***** Collected data

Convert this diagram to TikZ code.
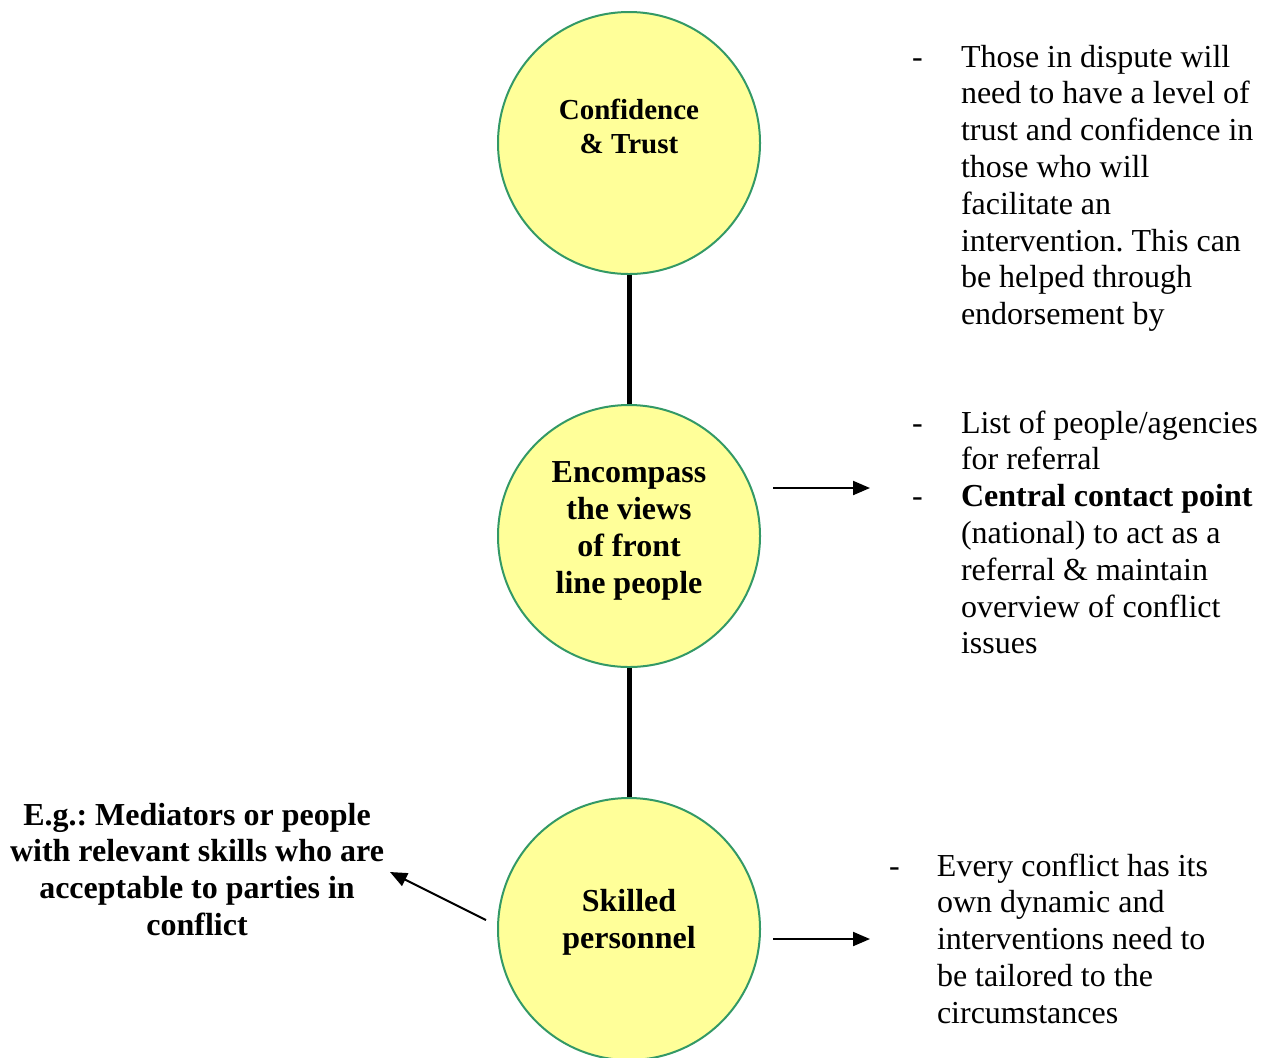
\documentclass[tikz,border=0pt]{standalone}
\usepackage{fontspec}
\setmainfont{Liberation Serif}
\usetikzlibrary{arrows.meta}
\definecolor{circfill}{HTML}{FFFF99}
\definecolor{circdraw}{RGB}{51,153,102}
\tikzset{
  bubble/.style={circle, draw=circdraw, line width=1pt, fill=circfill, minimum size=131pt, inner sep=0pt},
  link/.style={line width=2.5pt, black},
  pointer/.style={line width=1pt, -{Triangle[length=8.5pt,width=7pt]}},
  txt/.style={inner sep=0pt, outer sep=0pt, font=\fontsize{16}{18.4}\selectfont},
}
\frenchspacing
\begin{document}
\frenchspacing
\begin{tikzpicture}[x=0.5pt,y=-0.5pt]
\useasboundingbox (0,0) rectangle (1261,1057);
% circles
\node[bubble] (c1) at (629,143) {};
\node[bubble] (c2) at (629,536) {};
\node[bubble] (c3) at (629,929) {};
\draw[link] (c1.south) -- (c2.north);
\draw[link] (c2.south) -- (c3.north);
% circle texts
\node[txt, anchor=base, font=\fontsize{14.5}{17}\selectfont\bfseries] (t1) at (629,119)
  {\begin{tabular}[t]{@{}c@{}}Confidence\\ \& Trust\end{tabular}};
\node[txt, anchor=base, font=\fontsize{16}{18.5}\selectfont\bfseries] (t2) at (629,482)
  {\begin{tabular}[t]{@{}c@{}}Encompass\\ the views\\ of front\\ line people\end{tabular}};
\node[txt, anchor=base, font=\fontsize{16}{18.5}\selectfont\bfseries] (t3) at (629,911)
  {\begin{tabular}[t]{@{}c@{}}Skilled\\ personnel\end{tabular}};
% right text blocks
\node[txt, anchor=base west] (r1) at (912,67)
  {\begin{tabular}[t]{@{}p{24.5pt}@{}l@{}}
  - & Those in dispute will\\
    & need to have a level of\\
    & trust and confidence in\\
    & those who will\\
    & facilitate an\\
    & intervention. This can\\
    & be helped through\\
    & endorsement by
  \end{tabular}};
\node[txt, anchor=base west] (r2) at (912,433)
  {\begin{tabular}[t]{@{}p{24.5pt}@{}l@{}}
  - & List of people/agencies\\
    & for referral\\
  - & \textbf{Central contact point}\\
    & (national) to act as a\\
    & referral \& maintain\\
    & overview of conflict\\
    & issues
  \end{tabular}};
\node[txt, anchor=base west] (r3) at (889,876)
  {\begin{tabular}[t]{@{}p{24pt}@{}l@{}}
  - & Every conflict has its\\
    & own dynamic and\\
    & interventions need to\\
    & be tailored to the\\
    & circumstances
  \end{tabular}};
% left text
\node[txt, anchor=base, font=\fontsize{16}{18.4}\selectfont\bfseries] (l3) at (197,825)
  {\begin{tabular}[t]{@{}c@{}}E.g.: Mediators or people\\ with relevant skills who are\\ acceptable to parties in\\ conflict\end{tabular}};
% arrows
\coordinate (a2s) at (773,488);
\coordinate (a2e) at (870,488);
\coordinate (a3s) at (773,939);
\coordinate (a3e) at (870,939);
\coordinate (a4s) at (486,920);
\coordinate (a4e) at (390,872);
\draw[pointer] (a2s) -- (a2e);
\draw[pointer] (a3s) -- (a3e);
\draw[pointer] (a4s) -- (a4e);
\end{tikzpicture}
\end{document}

**********

*What the task asks*: Pictures are excluded; copy all other data exactly as shown.

*Output*:
Convert this diagram to TikZ code.
\documentclass[tikz,border=0pt]{standalone}
\usepackage{fontspec}
\setmainfont{Liberation Serif}
\usetikzlibrary{arrows.meta}
\definecolor{circfill}{HTML}{FFFF99}
\definecolor{circdraw}{RGB}{51,153,102}
\tikzset{
  bubble/.style={circle, draw=circdraw, line width=1pt, fill=circfill, minimum size=131pt, inner sep=0pt},
  link/.style={line width=2.5pt, black},
  pointer/.style={line width=1pt, -{Triangle[length=8.5pt,width=7pt]}},
  txt/.style={inner sep=0pt, outer sep=0pt, font=\fontsize{16}{18.4}\selectfont},
}
\frenchspacing
\begin{document}
\frenchspacing
\begin{tikzpicture}[x=0.5pt,y=-0.5pt]
\useasboundingbox (0,0) rectangle (1261,1057);
% circles
\node[bubble] (c1) at (629,143) {};
\node[bubble] (c2) at (629,536) {};
\node[bubble] (c3) at (629,929) {};
\draw[link] (c1.south) -- (c2.north);
\draw[link] (c2.south) -- (c3.north);
% circle texts
\node[txt, anchor=base, font=\fontsize{14.5}{17}\selectfont\bfseries] (t1) at (629,119)
  {\begin{tabular}[t]{@{}c@{}}Confidence\\ \& Trust\end{tabular}};
\node[txt, anchor=base, font=\fontsize{16}{18.5}\selectfont\bfseries] (t2) at (629,482)
  {\begin{tabular}[t]{@{}c@{}}Encompass\\ the views\\ of front\\ line people\end{tabular}};
\node[txt, anchor=base, font=\fontsize{16}{18.5}\selectfont\bfseries] (t3) at (629,911)
  {\begin{tabular}[t]{@{}c@{}}Skilled\\ personnel\end{tabular}};
% right text blocks
\node[txt, anchor=base west] (r1) at (912,67)
  {\begin{tabular}[t]{@{}p{24.5pt}@{}l@{}}
  - & Those in dispute will\\
    & need to have a level of\\
    & trust and confidence in\\
    & those who will\\
    & facilitate an\\
    & intervention. This can\\
    & be helped through\\
    & endorsement by
  \end{tabular}};
\node[txt, anchor=base west] (r2) at (912,433)
  {\begin{tabular}[t]{@{}p{24.5pt}@{}l@{}}
  - & List of people/agencies\\
    & for referral\\
  - & \textbf{Central contact point}\\
    & (national) to act as a\\
    & referral \& maintain\\
    & overview of conflict\\
    & issues
  \end{tabular}};
\node[txt, anchor=base west] (r3) at (889,876)
  {\begin{tabular}[t]{@{}p{24pt}@{}l@{}}
  - & Every conflict has its\\
    & own dynamic and\\
    & interventions need to\\
    & be tailored to the\\
    & circumstances
  \end{tabular}};
% left text
\node[txt, anchor=base, font=\fontsize{16}{18.4}\selectfont\bfseries] (l3) at (197,825)
  {\begin{tabular}[t]{@{}c@{}}E.g.: Mediators or people\\ with relevant skills who are\\ acceptable to parties in\\ conflict\end{tabular}};
% arrows
\coordinate (a2s) at (773,488);
\coordinate (a2e) at (870,488);
\coordinate (a3s) at (773,939);
\coordinate (a3e) at (870,939);
\coordinate (a4s) at (486,920);
\coordinate (a4e) at (390,872);
\draw[pointer] (a2s) -- (a2e);
\draw[pointer] (a3s) -- (a3e);
\draw[pointer] (a4s) -- (a4e);
\end{tikzpicture}
\end{document}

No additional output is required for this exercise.